When the “Visual Sound” track movies were shown, there were only five people in the auditorium. Two workers who operated the projection equipment, a newspaperman and his girlfriend, and the TDDPirate. Sometime in middle, the journalist and his girlfriend had to leave. At the end, the TDDPirate exchanged quips with the two workers and left the auditorium. Apparently there was insufficient public relations effort.

Star Wars – Revenge of the Sith

I saw the movie. The rapid transformation, which Anakin Skywalker went through from being a Jedi into a servant of the dark side of the Force, caused me to feel the unsettling feeling of someone thrown into a new situation in life, which he was not prepared to handle.

There are some moral issues illustrated by the movie, but since they are spoilers, I am discussing them in attached notes.

A bit of culture but surprisingly relevant to startupists

While going over one of the Israeli Deaf forums, I saw an announcement that a lecture by the author Amos Oz, to be held this evening in Chess House in Ramat Aviv, will be accompanied by Sign Language interpreting.

I needed to finish the financial details with the interpreter in question (she interpreted also in the Linux Accessibility lecture on last Sunday) so I decided to kill two birds with one stone – both finish the process of paying her and soak a bit of High Culture by listening to a cultured lecture by one of the most esteemed Hebrew language authors in Israel.

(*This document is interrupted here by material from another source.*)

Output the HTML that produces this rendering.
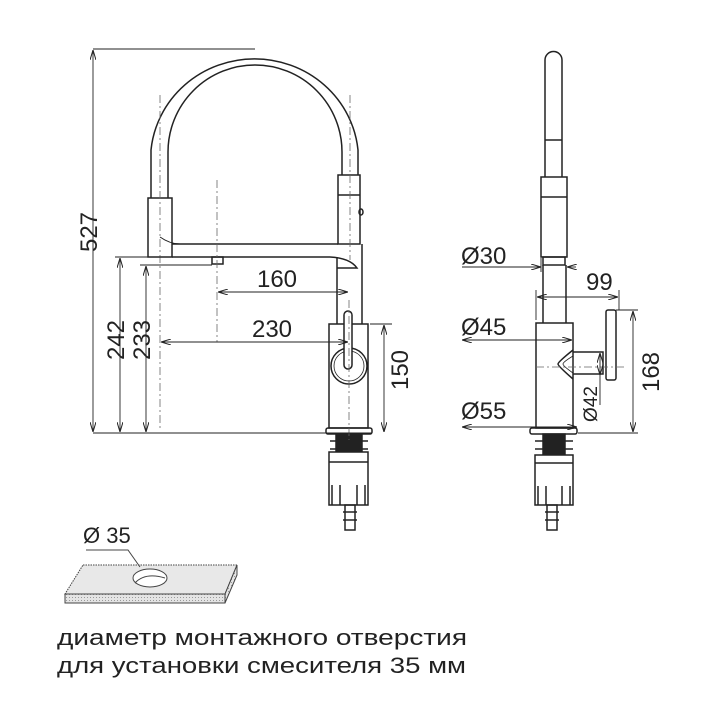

The author talked about the book “The tiger with patches” (in Hebrew: “נמר חברבורות” – I am not sure my translation is exact) by Yaacov Shabtay. The book was about an entrepreneur full of dreams and very slim contact with the ground. The portrait of the entrepreneur drawn by the lecture reminded me of some of the dotcom bubble startupists.

The forest at entrance to Jerusalem

Yesterday evening I was in a meeting, which will lead – if there is enough interest – to a creative writing workshop.
We were asked to write about an imaginary forest.

My version of imaginary forest was based upon the real forest at entrance to Jerusalem.

When driving on road No. 1 toward Jerusalem, after you survive the drop after Qastel and the Motza Illit junction, you leave the road for a road, which goes to Beit Zeit. There are buildings of Motza Tahtit, but you proceed toward Beit Zeit. The area is not well-developed forest. When you arrive near Beit Zeit, you take turn to the left, pass near the public swimming pool of Beit Zeit (or at least whatever remained of it).

You eventually do enter the forest and continue driving the narrow and one-way road toward one of the entrances of Jerusalem. You feel you would like to have the forest continue forever, or at least for considerable distance.

However…it ends after few Km, and there are rubble, trash and buildings on the sides of the road. The trees end as well.

Such a place makes me feel sad. There are not enough areas of nature around in this small part of the world.

Maybe once there are Dyson spheres, there will be enough room for wild nature together with much larger human population with all its civilization trappings.